MoMA (New York) – Frequently exhibits Serra’s work, including drawings and smaller-scale sculptures.
Stanford University (California) – Sequence, a major public piece in the Cantor Arts Center.
San Francisco Museum of Modern Art (SFMOMA) – Holds several Serra works.
Los Angeles County Museum of Art (LACMA) – Band (2006), a monumental work from curved steel.
Europe
Guggenheim Museum Bilbao (Spain) – The Matter of Time, Snake, and other large-scale works are permanently housed here.
Jardin des Tuileries (Paris, France) – Occasionally hosts outdoor Serra exhibitions.
Berlin and Düsseldorf (Germany) – Serra has created multiple site-specific installations across German cities.
Middle East
Qatar Desert – East-West/West-East (2014), a profound outdoor piece spanning nearly a kilometer.
Doha, Qatar – Serra’s 7, a 80-foot-high steel sculpture located near the Museum of Islamic Art.
Asia & Australia
Although less common, Serra has exhibited works in Japan and China, and a few temporary installations have been staged in Australia through traveling exhibitions or biennials.
The Gravity of Form
Richard Serra has reshaped the way we think about sculpture, not as static objects on pedestals but as experiential environments that provoke awe, unease, and contemplation. Walking through one of his steel corridors feels like entering an elemental force, space is warped, time stretches, sound echoes differently, and your body becomes hyper-aware of its surroundings.

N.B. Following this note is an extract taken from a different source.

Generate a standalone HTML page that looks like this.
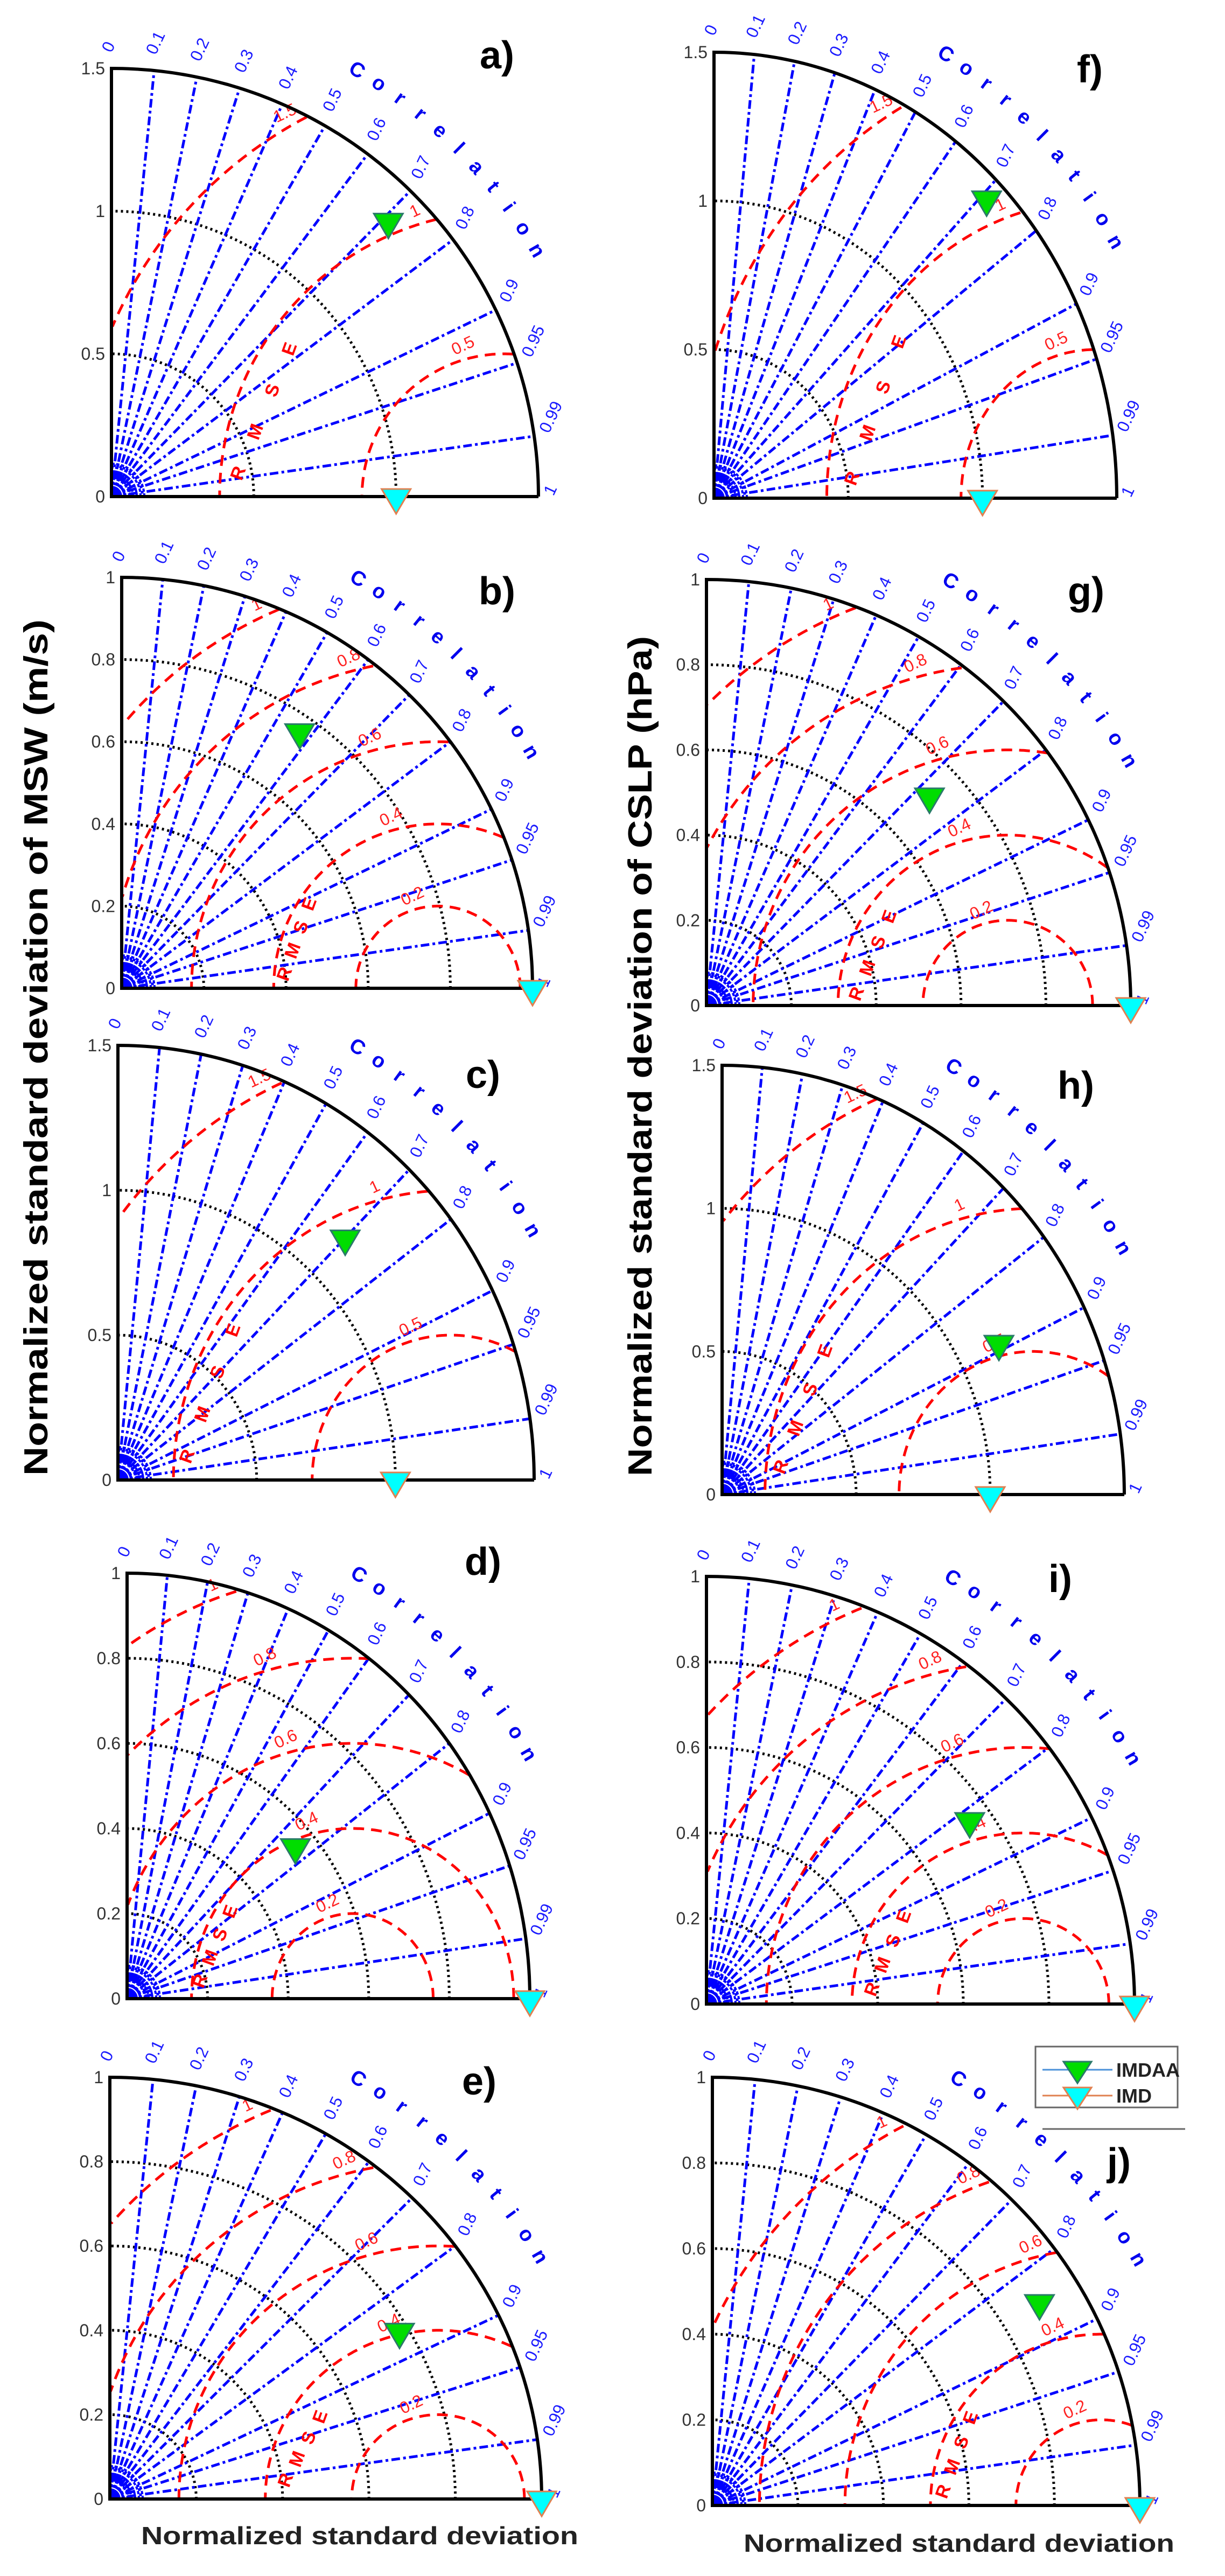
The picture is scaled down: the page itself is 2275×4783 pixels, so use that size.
<!DOCTYPE html>
<html><head><meta charset="utf-8"><title>Taylor diagrams MSW / CSLP</title>
<style>
html,body{margin:0;padding:0;background:#fff;}
svg{display:block;}
text{font-family:"Liberation Sans",sans-serif;}
</style></head>
<body>
<svg id="fig" width="2275" height="4783" viewBox="0 0 2275 4783" xmlns="http://www.w3.org/2000/svg">
<rect x="0" y="0" width="2275" height="4783" fill="#fff"/>
<text x="0" y="0" transform="translate(88,1945) rotate(-90)" text-anchor="middle" font-size="62" font-weight="bold" fill="#000" textLength="1590" lengthAdjust="spacingAndGlyphs">Normalized standard deviation of MSW (m/s)</text>
<text x="0" y="0" transform="translate(1210,1961) rotate(-90)" text-anchor="middle" font-size="62" font-weight="bold" fill="#000" textLength="1560" lengthAdjust="spacingAndGlyphs">Normalized standard deviation of CSLP (hPa)</text>
<text x="262" y="4724" font-size="46" font-weight="bold" fill="#222" textLength="812" lengthAdjust="spacingAndGlyphs">Normalized standard deviation</text>
<text x="1381" y="4738" font-size="46" font-weight="bold" fill="#222" textLength="800" lengthAdjust="spacingAndGlyphs">Normalized standard deviation</text>
<g>
<rect x="1923" y="3800" width="264" height="113" fill="#fff" stroke="#666" stroke-width="3"/>
<line x1="1936" y1="3843" x2="2066" y2="3843" stroke="#4a90d9" stroke-width="3"/>
<polygon points="1975,3828 2027,3828 2001,3868" fill="#00dd00" stroke="#2a7a6a" stroke-width="3"/>
<text x="2073" y="3856" font-size="36" font-weight="bold" fill="#222">IMDAA</text>
<line x1="1936" y1="3891" x2="2066" y2="3891" stroke="#e08050" stroke-width="3"/>
<polygon points="1975,3876 2027,3876 2001,3916" fill="#00ffff" stroke="#e08050" stroke-width="3"/>
<text x="2073" y="3904" font-size="36" font-weight="bold" fill="#222">IMD</text>
<line x1="1936" y1="3953" x2="2201" y2="3953" stroke="#666" stroke-width="3"/>
</g>
</svg>
<script>
// ---- data ----
const panelIds   = ['a','b','c','d','e','f','g','h','i','j'];
const axisMax    = [1.5, 1, 1.5, 1, 1, 1.5, 1, 1.5, 1, 1];
const imdaaStd   = [1.37, 0.76, 1.17, 0.55, 0.78, 1.43, 0.72, 1.16, 0.75, 0.90];
const imdaaCorr  = [0.71, 0.57, 0.70, 0.76, 0.86, 0.71, 0.73, 0.89, 0.82, 0.85];
const imdStd     = [1, 1, 1, 1, 1, 1, 1, 1, 1, 1];
const imdCorr    = [1, 1, 1, 1, 1, 1, 1, 1, 1, 1];
const rmsRefStd  = [1.38, 0.77, 1.20, 0.56, 0.76, 1.42, 0.71, 1.16, 0.74, 0.91];
const corrTicks  = [0,0.1,0.2,0.3,0.4,0.5,0.6,0.7,0.8,0.9,0.95,0.99,1];
const corrTickLabels = ['0','0.1','0.2','0.3','0.4','0.5','0.6','0.7','0.8','0.9','0.95','0.99','1'];
const stdArcsBig   = [0.5, 1.0];
const stdArcsSmall = [0.2, 0.4, 0.6, 0.8];
const rmsBig   = [0.5, 1, 1.5];
const rmsSmall = [0.2, 0.4, 0.6, 0.8, 1];
const yTicksBig   = ['0','0.5','1','1.5'];
const yTicksSmall = ['0','0.2','0.4','0.6','0.8','1'];

// ---- layout (pixel geometry per panel) ----
const geom = {
 a:{ox:207,oy:922,rx:793,ry:795, lab:[923,102], R:[0.31,0.05], E:[0.43,0.34]},
 b:{ox:226,oy:1835,rx:763,ry:763, lab:[923,1097], R:[0.41,0.03], E:[0.47,0.20]},
 c:{ox:219,oy:2748,rx:773,ry:807, lab:[897,1995], R:[0.18,0.05], E:[0.29,0.34]},
 d:{ox:236,oy:3711,rx:748,ry:790, lab:[897,2899], R:[0.195,0.037], E:[0.27,0.20]},
 e:{ox:204,oy:4640,rx:802,ry:783, lab:[890,3864], R:[0.42,0.04], E:[0.50,0.19]},
 f:{ox:1326,oy:925,rx:748,ry:828, lab:[2024,128], R:[0.357,0.04], E:[0.473,0.346]},
 g:{ox:1312,oy:1867,rx:788,ry:791, lab:[2017,1097], R:[0.367,0.023], E:[0.444,0.204]},
 h:{ox:1341,oy:2775,rx:747,ry:797, lab:[1998,2015], R:[0.16,0.06], E:[0.27,0.33]},
 i:{ox:1312,oy:3721,rx:795,ry:794, lab:[1969,2931], R:[0.40,0.03], E:[0.474,0.20]},
 j:{ox:1323,oy:4652,rx:794,ry:795, lab:[2078,4014], R:[0.553,0.028], E:[0.617,0.20]}
};

const NS='http://www.w3.org/2000/svg';
const fig=document.getElementById('fig');
function mk(tag, parent){const e=document.createElementNS(NS,tag);parent.appendChild(e);return e;}
function pathFrom(pts){let d='';pts.forEach((p,k)=>{d+=(k?'L':'M')+p[0].toFixed(1)+' '+p[1].toFixed(1);});return d;}

panelIds.forEach((id,idx)=>{
  const G=geom[id], M=axisMax[idx], C=rmsRefStd[idx];
  const sx=v=>G.ox+v/M*G.rx, sy=v=>G.oy-v/M*G.ry;
  const g=mk('g',fig);
  
  
  const big = M>1.2;
  // near-origin blob
  const blob=mk('path',g);
  blob.setAttribute('d','M'+G.ox+' '+G.oy+' L'+(G.ox+20)+' '+G.oy+' A20 20 0 0 0 '+G.ox+' '+(G.oy-20)+' Z');
  blob.setAttribute('fill','#0000ff');
  
  
  for(let r=26;r<=66;r+=7){
    const pts=[];for(let k=0;k<=24;k++){const t=k/24*Math.PI/2;pts.push([G.ox+r*Math.cos(t),G.oy-r*Math.sin(t)]);}
    const p=mk('path',g);p.setAttribute('d',pathFrom(pts));p.setAttribute('fill','none');p.setAttribute('stroke','#0000ff');p.setAttribute('stroke-width','4');p.setAttribute('stroke-dasharray','6 3');
    
    
  }
  // std dotted arcs
  (big?stdArcsBig:stdArcsSmall).forEach(s=>{
    const pts=[];for(let k=0;k<=90;k++){const t=k/90*Math.PI/2;pts.push([sx(s*Math.cos(t)),sy(s*Math.sin(t))]);}
    const p=mk('path',g);p.setAttribute('d',pathFrom(pts));p.setAttribute('fill','none');p.setAttribute('stroke','#000');p.setAttribute('stroke-width','5');p.setAttribute('stroke-dasharray','4 6');
    
    
  });
  // correlation lines + labels
  corrTicks.forEach((c,k)=>{
    const th=Math.acos(c);
    if(c>0&&c<1){
      const p=mk('line',g);p.setAttribute('x1',G.ox);p.setAttribute('y1',G.oy);p.setAttribute('x2',sx(M*Math.cos(th)));p.setAttribute('y2',sy(M*Math.sin(th)));
      p.setAttribute('stroke','#0000ff');p.setAttribute('stroke-width','5');p.setAttribute('stroke-dasharray','16 6 5 6');
      
      
    }
    const lx=sx(1.035*M*Math.cos(th)),ly=sy(1.035*M*Math.sin(th));
    const t=mk('text',g);t.textContent=corrTickLabels[k];t.setAttribute('x',lx);t.setAttribute('y',ly);
    t.setAttribute('font-size','31');t.setAttribute('fill','#1a1aff');
    t.setAttribute('transform','rotate(-65 '+lx+' '+ly+')');
    
    
  });
  // RMSE dashed arcs centred on reference std
  (big?rmsBig:rmsSmall).forEach(r=>{
    let seg=[],segs=[];
    for(let k=0;k<=300;k++){const f=k/300*Math.PI;const x=C+r*Math.cos(f),y=r*Math.sin(f);
      if(x>=0&&y>=0&&x*x+y*y<=M*M*1.0005){seg.push([sx(x),sy(y)]);}else{if(seg.length>1)segs.push(seg);seg=[];}}
    if(seg.length>1)segs.push(seg);
    segs.forEach(s=>{const p=mk('path',g);p.setAttribute('d',pathFrom(s));p.setAttribute('fill','none');p.setAttribute('stroke','#ff0000');p.setAttribute('stroke-width','5');p.setAttribute('stroke-dasharray','20 13');
      
      });
    // label near top of contour (inside ring)
    let ang=105*Math.PI/180;
    for(let s=0;s<60;s++){const x=C+r*Math.cos(ang),y=r*Math.sin(ang);if(x*x+y*y<=(M*0.97)*(M*0.97)&&x>=0.02)break;ang+=(x<0.02?-1:1)*0.02;}
    const lx=C+(r+0.02*M)*Math.cos(ang),ly=(r+0.02*M)*Math.sin(ang);
    const t=mk('text',g);t.textContent=String(r);t.setAttribute('x',sx(lx));t.setAttribute('y',sy(ly));
    t.setAttribute('font-size','31');t.setAttribute('fill','#ff2020');t.setAttribute('text-anchor','middle');
    t.setAttribute('transform','rotate(-25 '+sx(lx)+' '+sy(ly)+')');
    
    
  });
  // RMSE letters
  'RMSE'.split('').forEach((ch,k)=>{
    const f=k/3;const x=(G.R[0]+(G.E[0]-G.R[0])*f)*M,y=(G.R[1]+(G.E[1]-G.R[1])*f)*M;
    const t=mk('text',g);t.textContent=ch;t.setAttribute('x',sx(x));t.setAttribute('y',sy(y));
    t.setAttribute('font-size','34');t.setAttribute('font-weight','bold');t.setAttribute('fill','#ff0000');t.setAttribute('text-anchor','middle');
    t.setAttribute('transform','rotate(-70 '+sx(x)+' '+sy(y)+')');
    
    
  });
  // Correlation word
  'Correlation'.split('').forEach((ch,k)=>{
    const deg=60-k*3.0, th=deg*Math.PI/180;
    const x=G.ox+1.135*G.rx*Math.cos(th), y=G.oy-1.135*G.ry*Math.sin(th);
    const t=mk('text',g);t.textContent=ch;t.setAttribute('x',x);t.setAttribute('y',y);
    t.setAttribute('font-size','38');t.setAttribute('font-weight','bold');t.setAttribute('fill','#0000ee');t.setAttribute('text-anchor','middle');
    t.setAttribute('transform','rotate('+(90-deg)+' '+x+' '+y+')');
    
    
  });
  // outer arc and axes
  const op=[];for(let k=0;k<=120;k++){const t=k/120*Math.PI/2;op.push([sx(M*Math.cos(t)),sy(M*Math.sin(t))]);}
  const outer=mk('path',g);outer.setAttribute('d','M'+sx(M)+' '+G.oy+' L'+G.ox+' '+G.oy+' L'+G.ox+' '+sy(M)+pathFrom(op.reverse()).replace('M','L'));
  outer.setAttribute('fill','none');outer.setAttribute('stroke','#000');outer.setAttribute('stroke-width','6');
  
  
  // y ticks
  (big?yTicksBig:yTicksSmall).forEach(lbl=>{
    const v=parseFloat(lbl);const t=mk('text',g);t.textContent=lbl;t.setAttribute('x',G.ox-12);t.setAttribute('y',sy(v)+11);
    t.setAttribute('font-size','32');t.setAttribute('fill','#333');t.setAttribute('text-anchor','end');
    
    
  });
  // markers
  function tri(std,corr,fill,stroke,name){
    const th=Math.acos(corr);const x=sx(std*Math.cos(th)),y=sy(std*Math.sin(th))+6;
    const p=mk('polygon',g);p.setAttribute('points',(x-27)+','+(y-20)+' '+(x+27)+','+(y-20)+' '+x+','+(y+26));
    p.setAttribute('fill',fill);p.setAttribute('stroke',stroke);p.setAttribute('stroke-width','3');
    
    
  }
  tri(imdStd[idx],imdCorr[idx],'#00ffff','#e08050','imd-marker');
  tri(imdaaStd[idx],imdaaCorr[idx],'#00dd00','#2a7a6a','imdaa-marker');
  // panel label
  const pl=mk('text',g);pl.textContent=id+')';pl.setAttribute('x',G.lab[0]);pl.setAttribute('y',G.lab[1]+25);
  pl.setAttribute('font-size','72');pl.setAttribute('font-weight','bold');pl.setAttribute('fill','#000');pl.setAttribute('text-anchor','middle');
  
  
});
</script>
</body></html>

His sculptures are feats of engineering, architecture, and philosophy. They exist in the tension between permanence and decay, between mass and movement. Serra’s legacy is not just in his forms, but in the spaces he alters and the minds he awakens.
As contemporary art continues to evolve, Richard Serra’s monumental presence remains a reminder of art’s power to command space and challenge perception. His work is not merely to be seen, it is to be entered, experienced, and remembered.
“Art is not about decoration or beauty, it’s about confrontation, presence, and experience.”